© JUNGE FREIHEIT Verlag GmbH & Co. KG www.jungefreiheit.de 22/20 / 22. Mai 2020

Grüße aus Rom
Pfandhaus der Not
Paola Bernardi

Die Postkarten-Schönheit der Stadt scheint vorbei. Die bisher menschenleere Spanische Treppe, der Trevi-Brunnen und das Kapitol werden wieder von den Römern in Besitz genommen. Die Schlangen vor den Supermärkten und Läden werden noch länger, denn jetzt lautet der Abstand sogar zwei Meter. Autos, Metro und Busse fahren wieder durch die Stadt.

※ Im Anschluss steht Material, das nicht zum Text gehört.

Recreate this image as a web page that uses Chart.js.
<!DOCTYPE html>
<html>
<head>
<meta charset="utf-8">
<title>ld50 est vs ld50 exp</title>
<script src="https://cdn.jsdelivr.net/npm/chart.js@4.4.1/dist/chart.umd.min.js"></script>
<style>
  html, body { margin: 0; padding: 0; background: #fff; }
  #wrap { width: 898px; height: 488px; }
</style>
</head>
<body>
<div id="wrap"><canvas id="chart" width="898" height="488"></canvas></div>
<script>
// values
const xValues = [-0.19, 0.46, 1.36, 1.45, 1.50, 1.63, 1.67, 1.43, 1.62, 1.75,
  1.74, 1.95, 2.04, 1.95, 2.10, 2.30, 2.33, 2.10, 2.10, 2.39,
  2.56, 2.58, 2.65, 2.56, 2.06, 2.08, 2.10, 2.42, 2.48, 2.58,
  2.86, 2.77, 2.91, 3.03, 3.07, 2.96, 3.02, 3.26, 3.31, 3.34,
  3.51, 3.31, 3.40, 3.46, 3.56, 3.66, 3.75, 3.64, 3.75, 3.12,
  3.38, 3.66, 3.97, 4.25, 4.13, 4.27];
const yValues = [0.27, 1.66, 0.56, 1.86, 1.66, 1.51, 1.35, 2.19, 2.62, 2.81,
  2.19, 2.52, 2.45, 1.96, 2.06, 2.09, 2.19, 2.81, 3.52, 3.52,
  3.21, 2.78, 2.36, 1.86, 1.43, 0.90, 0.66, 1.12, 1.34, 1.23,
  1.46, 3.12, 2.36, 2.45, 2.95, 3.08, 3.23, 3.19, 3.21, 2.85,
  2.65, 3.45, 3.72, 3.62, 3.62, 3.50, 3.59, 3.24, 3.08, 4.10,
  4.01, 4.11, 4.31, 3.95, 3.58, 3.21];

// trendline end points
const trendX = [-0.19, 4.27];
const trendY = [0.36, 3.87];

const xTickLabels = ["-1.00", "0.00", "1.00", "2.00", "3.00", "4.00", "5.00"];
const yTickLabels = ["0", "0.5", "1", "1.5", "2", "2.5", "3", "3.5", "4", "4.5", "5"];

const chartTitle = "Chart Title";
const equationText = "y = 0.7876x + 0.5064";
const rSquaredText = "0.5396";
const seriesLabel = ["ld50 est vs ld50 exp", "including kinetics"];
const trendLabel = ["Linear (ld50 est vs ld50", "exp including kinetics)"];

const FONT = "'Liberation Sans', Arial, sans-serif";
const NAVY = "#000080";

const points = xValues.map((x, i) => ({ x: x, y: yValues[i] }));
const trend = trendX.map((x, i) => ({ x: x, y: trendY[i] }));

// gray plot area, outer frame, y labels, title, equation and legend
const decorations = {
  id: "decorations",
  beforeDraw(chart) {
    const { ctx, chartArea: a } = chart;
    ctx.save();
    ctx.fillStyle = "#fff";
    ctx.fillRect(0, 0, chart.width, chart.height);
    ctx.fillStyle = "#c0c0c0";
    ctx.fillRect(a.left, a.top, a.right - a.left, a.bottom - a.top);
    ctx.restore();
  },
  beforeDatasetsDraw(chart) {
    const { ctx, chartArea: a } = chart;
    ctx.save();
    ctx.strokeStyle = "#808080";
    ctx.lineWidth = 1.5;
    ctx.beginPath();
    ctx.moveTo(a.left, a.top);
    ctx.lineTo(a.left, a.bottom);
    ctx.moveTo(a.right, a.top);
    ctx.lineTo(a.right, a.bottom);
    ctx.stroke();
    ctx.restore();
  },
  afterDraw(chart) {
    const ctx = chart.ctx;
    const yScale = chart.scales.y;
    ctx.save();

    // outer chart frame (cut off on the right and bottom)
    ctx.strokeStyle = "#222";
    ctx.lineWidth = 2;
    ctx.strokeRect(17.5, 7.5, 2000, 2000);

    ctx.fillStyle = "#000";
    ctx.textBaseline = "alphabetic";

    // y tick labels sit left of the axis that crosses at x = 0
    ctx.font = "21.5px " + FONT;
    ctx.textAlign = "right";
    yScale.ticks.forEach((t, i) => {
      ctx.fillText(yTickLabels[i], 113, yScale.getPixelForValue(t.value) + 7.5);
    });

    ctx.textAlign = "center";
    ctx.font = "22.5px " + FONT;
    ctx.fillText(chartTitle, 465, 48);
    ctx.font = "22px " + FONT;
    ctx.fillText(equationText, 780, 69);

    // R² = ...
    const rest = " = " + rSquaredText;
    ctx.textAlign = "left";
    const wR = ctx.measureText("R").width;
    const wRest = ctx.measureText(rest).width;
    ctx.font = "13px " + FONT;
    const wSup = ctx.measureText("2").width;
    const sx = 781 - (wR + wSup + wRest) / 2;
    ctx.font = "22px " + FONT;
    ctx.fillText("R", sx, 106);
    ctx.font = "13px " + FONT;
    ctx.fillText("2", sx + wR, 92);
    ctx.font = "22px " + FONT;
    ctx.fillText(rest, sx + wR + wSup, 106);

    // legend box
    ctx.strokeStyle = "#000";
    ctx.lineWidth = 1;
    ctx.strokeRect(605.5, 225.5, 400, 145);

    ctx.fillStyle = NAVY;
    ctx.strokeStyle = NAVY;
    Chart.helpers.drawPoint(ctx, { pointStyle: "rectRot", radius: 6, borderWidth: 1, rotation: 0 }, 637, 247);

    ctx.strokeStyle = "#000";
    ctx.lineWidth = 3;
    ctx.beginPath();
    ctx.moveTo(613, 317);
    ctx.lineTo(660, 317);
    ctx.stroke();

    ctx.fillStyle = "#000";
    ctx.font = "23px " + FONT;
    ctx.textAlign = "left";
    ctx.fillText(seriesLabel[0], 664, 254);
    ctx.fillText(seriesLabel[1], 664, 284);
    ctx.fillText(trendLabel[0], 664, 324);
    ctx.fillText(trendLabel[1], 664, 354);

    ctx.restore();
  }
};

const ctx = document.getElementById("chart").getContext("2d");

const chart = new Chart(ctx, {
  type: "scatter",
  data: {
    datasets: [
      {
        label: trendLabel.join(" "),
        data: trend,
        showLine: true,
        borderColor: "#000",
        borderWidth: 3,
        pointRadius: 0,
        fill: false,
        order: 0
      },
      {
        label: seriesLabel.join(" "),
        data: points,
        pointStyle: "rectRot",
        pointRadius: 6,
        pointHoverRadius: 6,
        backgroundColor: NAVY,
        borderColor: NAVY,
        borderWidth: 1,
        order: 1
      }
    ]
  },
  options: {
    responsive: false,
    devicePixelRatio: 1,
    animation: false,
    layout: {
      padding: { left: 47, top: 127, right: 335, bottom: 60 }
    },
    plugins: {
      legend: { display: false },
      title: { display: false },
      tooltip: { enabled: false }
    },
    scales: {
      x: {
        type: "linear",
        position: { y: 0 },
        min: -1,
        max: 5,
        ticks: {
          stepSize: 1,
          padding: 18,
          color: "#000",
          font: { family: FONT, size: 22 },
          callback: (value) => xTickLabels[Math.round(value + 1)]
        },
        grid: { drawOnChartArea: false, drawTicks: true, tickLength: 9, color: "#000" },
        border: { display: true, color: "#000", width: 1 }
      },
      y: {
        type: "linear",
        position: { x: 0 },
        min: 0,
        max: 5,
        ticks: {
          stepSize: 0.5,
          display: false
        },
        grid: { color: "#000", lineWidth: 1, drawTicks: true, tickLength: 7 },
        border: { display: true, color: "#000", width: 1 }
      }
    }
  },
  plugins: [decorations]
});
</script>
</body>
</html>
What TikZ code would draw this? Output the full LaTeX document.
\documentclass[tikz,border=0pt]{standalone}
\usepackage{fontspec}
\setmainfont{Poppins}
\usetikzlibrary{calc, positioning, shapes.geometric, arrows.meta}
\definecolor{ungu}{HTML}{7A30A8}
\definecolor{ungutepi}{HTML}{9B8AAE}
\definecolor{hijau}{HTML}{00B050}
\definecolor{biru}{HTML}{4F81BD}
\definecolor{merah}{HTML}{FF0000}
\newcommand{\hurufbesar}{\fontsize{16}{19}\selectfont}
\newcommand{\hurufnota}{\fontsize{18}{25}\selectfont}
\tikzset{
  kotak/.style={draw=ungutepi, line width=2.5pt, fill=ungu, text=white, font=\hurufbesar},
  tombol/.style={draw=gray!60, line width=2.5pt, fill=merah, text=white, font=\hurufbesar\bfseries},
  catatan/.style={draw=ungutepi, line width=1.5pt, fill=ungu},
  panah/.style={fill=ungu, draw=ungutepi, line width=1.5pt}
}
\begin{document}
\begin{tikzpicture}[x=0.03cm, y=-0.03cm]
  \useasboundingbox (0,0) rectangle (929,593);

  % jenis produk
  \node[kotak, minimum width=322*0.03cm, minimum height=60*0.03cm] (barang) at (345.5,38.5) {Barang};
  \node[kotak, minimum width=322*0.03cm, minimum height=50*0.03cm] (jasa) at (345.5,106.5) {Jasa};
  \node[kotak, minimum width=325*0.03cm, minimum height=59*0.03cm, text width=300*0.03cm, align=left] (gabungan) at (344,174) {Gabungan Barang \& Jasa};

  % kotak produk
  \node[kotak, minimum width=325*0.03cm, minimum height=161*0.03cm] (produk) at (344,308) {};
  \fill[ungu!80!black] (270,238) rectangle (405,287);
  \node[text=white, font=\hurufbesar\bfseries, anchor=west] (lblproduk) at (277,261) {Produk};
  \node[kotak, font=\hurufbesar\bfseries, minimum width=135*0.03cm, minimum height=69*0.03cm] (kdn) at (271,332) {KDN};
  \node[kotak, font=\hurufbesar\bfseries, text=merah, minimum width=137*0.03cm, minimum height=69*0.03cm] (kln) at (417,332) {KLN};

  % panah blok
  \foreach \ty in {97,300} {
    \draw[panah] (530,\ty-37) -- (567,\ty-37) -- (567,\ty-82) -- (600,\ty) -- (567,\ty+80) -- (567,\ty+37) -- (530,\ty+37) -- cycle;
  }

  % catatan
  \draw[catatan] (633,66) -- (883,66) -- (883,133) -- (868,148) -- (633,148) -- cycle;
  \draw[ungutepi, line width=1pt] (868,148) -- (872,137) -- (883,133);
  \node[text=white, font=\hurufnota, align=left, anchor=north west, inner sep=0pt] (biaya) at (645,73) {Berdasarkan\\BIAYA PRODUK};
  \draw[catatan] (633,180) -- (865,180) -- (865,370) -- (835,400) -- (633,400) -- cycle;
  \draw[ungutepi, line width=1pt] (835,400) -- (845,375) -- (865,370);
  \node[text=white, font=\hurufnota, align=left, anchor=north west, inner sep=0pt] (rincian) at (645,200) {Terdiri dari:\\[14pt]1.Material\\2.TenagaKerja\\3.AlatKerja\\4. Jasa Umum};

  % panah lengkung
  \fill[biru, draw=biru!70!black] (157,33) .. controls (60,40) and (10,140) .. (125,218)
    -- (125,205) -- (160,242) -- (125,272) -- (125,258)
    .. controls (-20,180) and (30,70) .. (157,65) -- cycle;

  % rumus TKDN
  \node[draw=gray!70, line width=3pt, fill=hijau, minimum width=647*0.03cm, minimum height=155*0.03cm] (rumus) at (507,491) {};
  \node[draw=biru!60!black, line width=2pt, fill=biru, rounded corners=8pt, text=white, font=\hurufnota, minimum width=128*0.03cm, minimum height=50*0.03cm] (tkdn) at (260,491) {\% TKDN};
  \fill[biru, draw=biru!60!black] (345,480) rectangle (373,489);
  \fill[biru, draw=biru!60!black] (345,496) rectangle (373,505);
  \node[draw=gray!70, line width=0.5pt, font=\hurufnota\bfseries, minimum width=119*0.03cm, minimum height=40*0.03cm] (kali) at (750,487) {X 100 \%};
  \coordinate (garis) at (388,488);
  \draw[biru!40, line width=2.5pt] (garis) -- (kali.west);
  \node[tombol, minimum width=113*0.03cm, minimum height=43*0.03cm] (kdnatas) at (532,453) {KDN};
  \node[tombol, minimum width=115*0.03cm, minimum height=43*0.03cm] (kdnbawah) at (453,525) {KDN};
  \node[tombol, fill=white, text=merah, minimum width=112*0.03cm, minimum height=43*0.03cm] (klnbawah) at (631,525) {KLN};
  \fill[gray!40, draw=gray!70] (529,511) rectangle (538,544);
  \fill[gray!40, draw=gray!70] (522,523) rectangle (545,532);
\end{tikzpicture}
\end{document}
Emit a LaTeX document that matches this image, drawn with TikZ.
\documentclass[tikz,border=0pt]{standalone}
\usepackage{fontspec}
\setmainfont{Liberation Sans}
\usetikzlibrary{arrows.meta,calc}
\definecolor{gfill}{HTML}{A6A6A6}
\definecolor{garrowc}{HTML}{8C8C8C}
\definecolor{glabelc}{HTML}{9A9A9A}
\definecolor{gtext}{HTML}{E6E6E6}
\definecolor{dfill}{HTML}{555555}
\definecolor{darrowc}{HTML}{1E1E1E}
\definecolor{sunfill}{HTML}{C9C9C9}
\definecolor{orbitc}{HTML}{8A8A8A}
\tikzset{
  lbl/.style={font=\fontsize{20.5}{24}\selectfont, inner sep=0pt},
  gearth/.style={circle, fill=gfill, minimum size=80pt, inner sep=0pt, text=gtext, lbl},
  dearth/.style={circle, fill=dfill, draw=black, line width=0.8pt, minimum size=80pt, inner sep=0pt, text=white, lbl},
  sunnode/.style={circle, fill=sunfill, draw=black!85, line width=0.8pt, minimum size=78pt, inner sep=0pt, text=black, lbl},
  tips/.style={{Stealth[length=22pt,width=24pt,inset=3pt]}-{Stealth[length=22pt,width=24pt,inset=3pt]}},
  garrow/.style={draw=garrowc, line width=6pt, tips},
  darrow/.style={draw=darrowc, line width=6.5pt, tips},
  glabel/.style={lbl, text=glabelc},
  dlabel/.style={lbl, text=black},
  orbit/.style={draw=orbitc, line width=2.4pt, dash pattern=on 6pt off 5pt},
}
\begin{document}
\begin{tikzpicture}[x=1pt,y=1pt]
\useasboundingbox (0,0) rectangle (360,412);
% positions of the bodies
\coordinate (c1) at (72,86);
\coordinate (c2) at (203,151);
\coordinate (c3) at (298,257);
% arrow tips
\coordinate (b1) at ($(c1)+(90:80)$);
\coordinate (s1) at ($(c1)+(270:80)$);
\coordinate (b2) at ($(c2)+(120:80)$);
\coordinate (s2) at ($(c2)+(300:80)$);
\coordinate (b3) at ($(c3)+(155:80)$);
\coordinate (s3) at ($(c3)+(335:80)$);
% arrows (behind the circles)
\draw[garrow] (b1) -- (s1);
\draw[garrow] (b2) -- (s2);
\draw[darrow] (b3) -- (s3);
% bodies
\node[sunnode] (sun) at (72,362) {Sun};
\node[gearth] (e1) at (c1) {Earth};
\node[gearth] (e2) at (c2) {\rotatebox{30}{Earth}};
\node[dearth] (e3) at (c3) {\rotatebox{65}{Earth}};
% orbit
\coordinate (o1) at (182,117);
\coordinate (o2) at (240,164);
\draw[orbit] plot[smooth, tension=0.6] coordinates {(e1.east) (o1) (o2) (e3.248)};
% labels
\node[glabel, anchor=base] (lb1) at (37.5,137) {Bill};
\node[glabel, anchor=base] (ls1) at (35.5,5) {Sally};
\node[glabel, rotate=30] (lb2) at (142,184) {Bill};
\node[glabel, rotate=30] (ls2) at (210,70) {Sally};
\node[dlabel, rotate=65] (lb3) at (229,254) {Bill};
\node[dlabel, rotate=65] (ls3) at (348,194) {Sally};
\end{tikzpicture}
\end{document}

Sehr vorsichtig nimmt das Leben wieder Fahrt auf. Die längste und bedrückendste Schlange von Römern allerdings sieht man täglich vor dem „Monte di Pietà“, dem ältesten Pfandhaus auf dem Campo di Fiori. Schon sehr früh am Morgen stehen die ersten Kunden an.

Manche versetzen sogar ihre Eheringe. Hier wird geschätzt und das Bargeld sofort ausgezahlt.

Es ist eine traurige Atmosphäre. Keiner kommt freiwillig her, um den Familienschmuck zu verpfänden. Die pure Not treibt diese Menschen. Manche versetzen sogar ihre Eheringe. Hier wird geschätzt und das Bargeld sofort ausgezahlt. Niemand braucht hier lange Formulare auszufüllen oder Erklärungen abzugeben. Nach ein paar Monaten besteht die Chance, seinen Schmuck wieder auszulösen, sonst kommt er in die Versteigerung. In Italien gab es schon immer diese „offiziellen“ Pfandhäuser, die vor allem von Künstlern und Arbeitern genutzt werden, wenn besondere Ausgaben anfallen. Doch jetzt scheint ein ganzes Land von Armut erdrückt zu werden.

Die Pandemie hat Italien über Nacht noch tiefer an den Abgrund gedrängt. Noch immer wartet die Mehrzahl der Bürger und Unternehmer auf die versprochenen Zahlungen des „Märzdekrets“. Inzwischen ist schon ein „Aprildekret“ verabschiedet. All diese Kredite und Zuschüsse der Regierung unter Giuseppe Conte hängen im unendlichen bürokratischen Labyrinth fest. Doch die alltäglichen Rechnungen für Essen, Gas und Miete gehen weiter. Von deutschen Verhältnissen können Italiener nur träumen.

In dieser Situation ist es nicht angenehm, Deutsche zu sein. Im derzeit aufgeheizten Klima wird das ganze materielle Elend auf Deutschland projiziert. Als neue „Freunde“ Italiens gelten China und Rußland. Dagegen sind 45 Prozent Deutschland feindlich gesinnt, sagen Umfragen.

Profitiert von „Corona“ hat bisher nur die Mafia: 376 Mafiosi wurden wegen Ansteckungsgefahr in Hausarrest entlassen. Nach einem Entrüstungssturm gegen den linkspopulistischen Justizminister Alfonso Bonafede will dieser nun alles rückgängig machen.